7. Psychische Beschwerden

Die Abgrenzung psychischer von somatischen Ursachen bei Post-COVID kann diagnostisch herausfordern, da zahlreiche Symptome nicht eindeutig und mitunter nur graduell der einen oder anderen Kategorie zugeordnet werden können. Gleichzeitig besteht die Möglichkeit der wechselseitigen Verstärkung somatischer Symptome und psychosozialer Faktoren. Patienten können sich zudem im Spannungsfeld der somatischen und psychischen Diagnosen, aber auch in der Unter-, Über- und Fehlversorgung wiederfinden.
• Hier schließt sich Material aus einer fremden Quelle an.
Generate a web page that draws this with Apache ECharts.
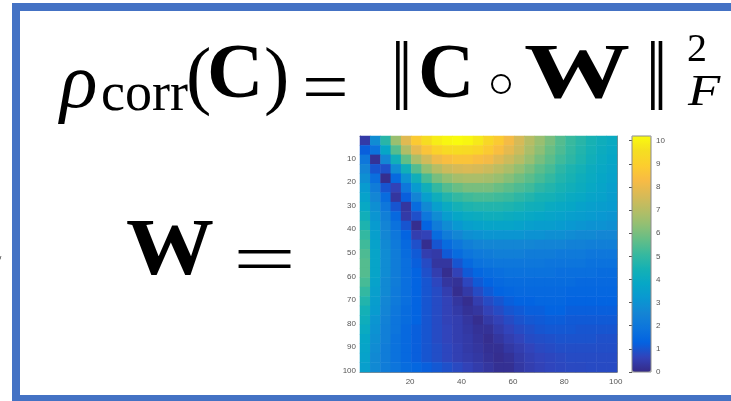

Therapeutische Gespräche gemäß den Kriterien der haus- beziehungsweise kinder- und jugendärztlichen Behandlung sind regelhaft anzubieten. Bei ausgeprägter Symptomatik, ausbleibender Besserung über mehrere Wochen oder erheblichen ungünstigen psychosozialen Einflussfaktoren sollte eine spezialisierte psychosomatische oder psychiatrische Mitbehandlung und/oder Maßnahmen wie Ergo- oder Entspannungstherapie - angeboten werden oder auch eine psychosomatische Rehabilitation.